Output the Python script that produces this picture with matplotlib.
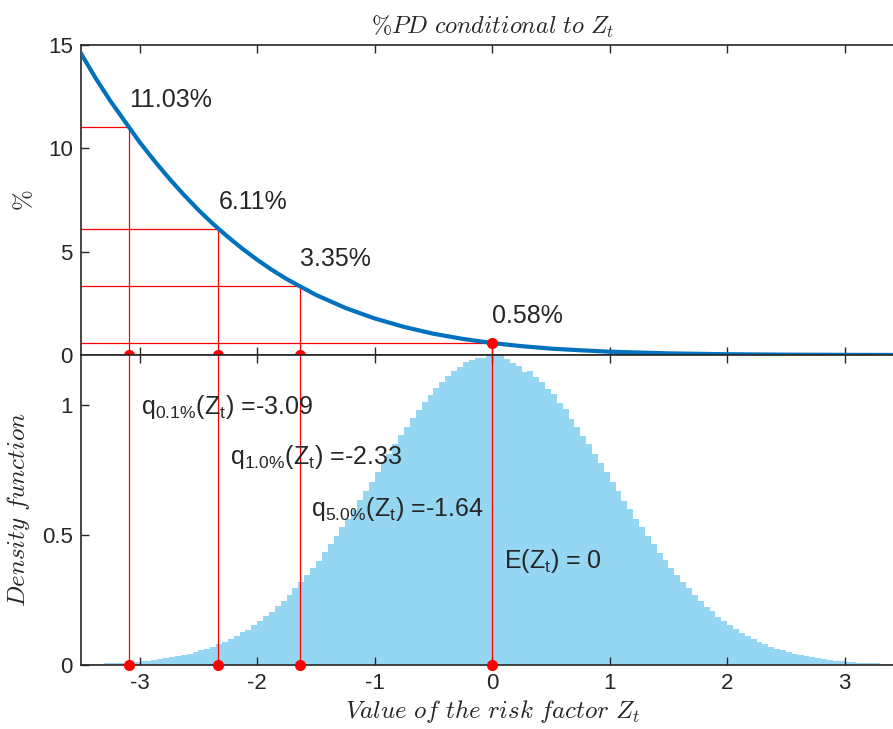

###

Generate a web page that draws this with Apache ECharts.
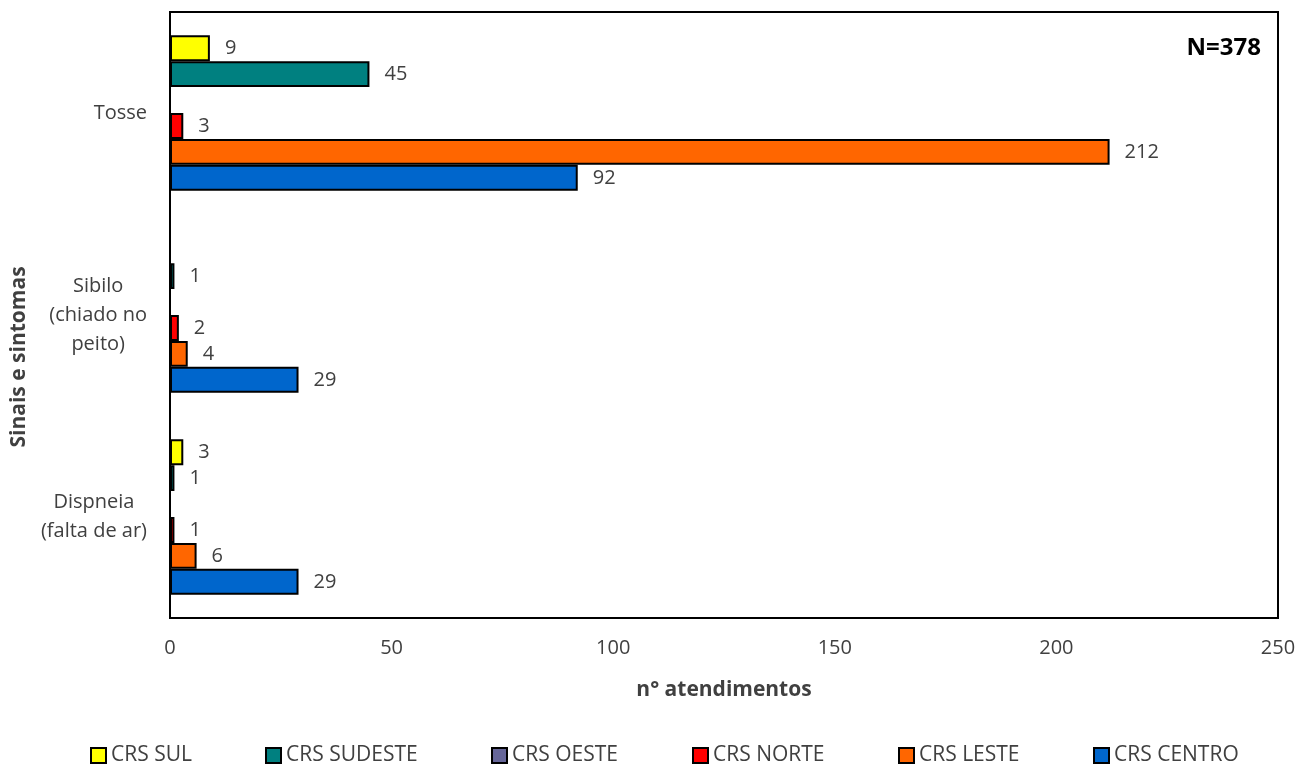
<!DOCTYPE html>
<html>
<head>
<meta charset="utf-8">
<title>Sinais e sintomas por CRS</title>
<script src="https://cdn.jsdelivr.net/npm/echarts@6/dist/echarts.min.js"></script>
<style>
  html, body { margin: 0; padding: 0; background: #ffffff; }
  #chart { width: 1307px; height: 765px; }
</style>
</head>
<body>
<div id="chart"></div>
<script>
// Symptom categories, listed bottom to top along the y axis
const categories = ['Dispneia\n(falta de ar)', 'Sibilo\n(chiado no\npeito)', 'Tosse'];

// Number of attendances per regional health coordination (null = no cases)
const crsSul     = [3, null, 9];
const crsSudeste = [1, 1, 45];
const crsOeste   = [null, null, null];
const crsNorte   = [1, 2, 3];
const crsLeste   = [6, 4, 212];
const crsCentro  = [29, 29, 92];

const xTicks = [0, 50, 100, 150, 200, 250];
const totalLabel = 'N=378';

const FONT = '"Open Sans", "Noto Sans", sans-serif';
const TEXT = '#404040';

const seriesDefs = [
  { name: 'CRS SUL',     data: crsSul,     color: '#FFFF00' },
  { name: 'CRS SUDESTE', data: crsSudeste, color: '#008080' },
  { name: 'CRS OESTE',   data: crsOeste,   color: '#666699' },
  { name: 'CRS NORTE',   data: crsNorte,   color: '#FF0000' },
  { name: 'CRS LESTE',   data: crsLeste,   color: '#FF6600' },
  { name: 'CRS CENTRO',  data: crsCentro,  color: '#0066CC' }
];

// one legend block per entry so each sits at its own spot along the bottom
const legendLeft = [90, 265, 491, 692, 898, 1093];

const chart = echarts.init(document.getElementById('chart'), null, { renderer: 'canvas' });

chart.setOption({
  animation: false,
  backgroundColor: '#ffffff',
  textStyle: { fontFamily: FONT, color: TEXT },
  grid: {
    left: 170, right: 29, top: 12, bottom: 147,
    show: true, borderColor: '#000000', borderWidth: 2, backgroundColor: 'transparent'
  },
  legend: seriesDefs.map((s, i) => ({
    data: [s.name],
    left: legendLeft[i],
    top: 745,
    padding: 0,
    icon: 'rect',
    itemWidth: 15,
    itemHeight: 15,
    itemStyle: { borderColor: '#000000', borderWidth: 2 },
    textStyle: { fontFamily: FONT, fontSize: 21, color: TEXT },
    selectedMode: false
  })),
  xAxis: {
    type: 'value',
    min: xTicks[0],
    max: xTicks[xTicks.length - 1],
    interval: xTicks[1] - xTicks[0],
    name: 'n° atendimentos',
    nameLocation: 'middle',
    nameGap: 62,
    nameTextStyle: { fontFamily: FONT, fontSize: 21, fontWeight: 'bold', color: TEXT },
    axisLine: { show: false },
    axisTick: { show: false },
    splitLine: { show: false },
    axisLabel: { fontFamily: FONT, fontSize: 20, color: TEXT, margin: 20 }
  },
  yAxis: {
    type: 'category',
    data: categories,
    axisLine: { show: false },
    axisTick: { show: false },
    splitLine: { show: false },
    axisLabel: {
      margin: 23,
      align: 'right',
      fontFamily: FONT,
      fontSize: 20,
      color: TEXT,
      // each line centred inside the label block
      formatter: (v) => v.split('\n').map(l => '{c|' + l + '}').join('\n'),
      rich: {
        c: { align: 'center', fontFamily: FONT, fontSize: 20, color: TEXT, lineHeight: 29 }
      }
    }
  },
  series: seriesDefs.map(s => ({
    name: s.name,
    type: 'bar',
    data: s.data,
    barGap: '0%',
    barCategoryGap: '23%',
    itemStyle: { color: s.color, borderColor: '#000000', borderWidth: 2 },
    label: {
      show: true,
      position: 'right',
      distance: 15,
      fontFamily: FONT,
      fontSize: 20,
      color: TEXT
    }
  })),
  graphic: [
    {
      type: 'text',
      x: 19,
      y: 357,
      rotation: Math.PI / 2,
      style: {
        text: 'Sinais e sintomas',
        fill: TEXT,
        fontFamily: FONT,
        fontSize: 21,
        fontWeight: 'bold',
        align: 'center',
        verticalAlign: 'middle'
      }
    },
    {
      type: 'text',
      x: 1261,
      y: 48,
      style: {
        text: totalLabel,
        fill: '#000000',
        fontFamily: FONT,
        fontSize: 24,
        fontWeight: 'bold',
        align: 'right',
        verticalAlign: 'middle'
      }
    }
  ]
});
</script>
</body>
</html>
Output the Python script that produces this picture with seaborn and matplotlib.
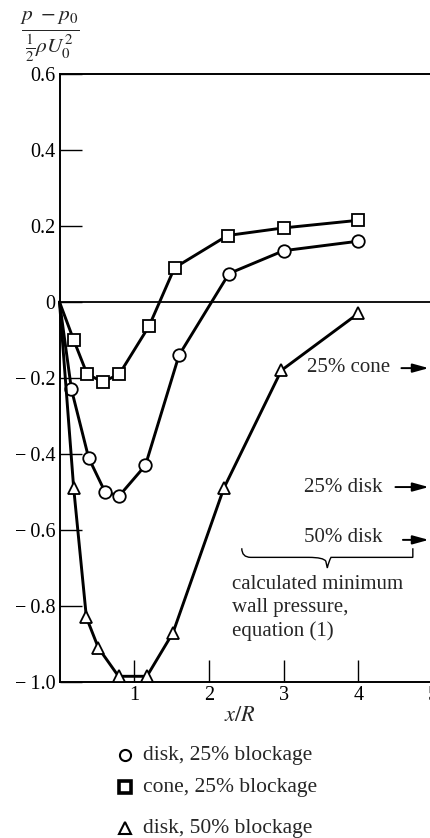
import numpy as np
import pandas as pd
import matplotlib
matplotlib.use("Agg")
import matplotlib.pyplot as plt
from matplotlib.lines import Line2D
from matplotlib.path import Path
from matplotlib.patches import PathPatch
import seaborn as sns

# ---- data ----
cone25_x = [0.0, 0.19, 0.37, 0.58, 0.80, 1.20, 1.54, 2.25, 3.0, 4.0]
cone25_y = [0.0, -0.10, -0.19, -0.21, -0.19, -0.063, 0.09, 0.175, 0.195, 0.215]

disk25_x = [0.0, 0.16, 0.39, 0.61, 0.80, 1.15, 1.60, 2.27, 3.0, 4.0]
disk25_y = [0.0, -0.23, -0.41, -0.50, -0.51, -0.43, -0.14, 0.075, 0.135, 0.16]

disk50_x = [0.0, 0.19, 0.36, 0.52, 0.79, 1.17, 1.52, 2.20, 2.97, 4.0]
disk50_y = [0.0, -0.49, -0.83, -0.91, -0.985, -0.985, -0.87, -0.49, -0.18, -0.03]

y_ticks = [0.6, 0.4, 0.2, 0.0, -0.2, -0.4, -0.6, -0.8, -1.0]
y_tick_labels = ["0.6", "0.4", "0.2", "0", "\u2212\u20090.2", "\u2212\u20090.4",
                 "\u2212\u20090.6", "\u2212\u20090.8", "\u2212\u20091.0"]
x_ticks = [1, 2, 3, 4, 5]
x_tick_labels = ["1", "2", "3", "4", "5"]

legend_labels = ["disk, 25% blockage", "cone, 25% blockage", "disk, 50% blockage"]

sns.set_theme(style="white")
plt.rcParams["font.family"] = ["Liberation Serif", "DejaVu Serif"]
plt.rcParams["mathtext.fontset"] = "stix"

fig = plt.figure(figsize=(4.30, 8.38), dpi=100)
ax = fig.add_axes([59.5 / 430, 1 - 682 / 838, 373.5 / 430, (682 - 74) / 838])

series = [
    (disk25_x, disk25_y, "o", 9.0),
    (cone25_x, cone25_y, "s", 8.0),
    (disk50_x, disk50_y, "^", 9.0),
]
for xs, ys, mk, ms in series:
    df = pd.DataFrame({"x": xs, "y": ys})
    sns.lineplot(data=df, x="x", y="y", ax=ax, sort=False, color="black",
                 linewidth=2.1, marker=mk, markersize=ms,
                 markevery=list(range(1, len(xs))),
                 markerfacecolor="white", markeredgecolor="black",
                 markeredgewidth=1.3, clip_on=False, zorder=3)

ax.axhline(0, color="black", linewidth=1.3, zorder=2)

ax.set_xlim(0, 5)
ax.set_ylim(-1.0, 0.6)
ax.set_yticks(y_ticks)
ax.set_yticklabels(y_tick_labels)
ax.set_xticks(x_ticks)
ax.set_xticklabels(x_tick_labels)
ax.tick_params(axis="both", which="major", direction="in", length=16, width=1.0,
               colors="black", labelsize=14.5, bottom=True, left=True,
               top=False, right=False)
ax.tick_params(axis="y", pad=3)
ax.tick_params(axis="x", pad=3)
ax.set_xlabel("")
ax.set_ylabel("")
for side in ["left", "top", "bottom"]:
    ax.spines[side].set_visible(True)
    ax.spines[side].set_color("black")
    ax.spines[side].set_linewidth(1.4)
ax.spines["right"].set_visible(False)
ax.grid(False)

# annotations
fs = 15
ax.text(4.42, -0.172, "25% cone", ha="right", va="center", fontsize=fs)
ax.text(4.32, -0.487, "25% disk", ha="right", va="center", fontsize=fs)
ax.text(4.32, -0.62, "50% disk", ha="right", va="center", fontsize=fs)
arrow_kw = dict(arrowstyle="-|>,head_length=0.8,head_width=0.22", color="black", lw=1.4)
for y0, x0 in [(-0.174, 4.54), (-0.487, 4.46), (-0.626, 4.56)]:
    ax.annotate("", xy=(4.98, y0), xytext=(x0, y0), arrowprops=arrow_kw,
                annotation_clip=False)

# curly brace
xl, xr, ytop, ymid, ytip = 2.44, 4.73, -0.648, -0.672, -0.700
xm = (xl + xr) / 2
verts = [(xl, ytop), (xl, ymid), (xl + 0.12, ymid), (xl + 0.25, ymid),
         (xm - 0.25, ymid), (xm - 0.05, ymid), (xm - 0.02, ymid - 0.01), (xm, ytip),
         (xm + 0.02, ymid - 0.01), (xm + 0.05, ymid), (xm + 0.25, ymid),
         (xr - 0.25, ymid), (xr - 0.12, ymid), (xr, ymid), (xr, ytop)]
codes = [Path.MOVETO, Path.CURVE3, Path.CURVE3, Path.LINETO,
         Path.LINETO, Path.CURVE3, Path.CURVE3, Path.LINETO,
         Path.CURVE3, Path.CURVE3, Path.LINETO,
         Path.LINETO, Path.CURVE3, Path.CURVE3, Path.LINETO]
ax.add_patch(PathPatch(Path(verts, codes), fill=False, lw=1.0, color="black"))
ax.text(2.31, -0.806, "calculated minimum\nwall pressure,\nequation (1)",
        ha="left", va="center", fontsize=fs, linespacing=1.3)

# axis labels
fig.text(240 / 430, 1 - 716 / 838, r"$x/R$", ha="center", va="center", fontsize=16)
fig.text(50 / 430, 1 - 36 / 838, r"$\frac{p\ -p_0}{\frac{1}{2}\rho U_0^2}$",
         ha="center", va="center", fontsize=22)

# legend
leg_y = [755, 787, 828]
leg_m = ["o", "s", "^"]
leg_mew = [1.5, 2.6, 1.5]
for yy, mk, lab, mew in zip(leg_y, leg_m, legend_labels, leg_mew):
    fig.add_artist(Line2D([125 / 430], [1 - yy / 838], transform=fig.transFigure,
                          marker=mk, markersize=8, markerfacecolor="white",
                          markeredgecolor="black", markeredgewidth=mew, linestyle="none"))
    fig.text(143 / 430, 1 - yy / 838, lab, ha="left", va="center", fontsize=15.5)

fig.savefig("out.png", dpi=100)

###

• _What is expected_
Which lines in the records above contain the string "with"? Copy each one.

• _Response for this exercise_
Output the Python script that produces this picture with matplotlib.
Generate a web page that draws this with Apache ECharts.
Output the Python script that produces this picture with seaborn and matplotlib.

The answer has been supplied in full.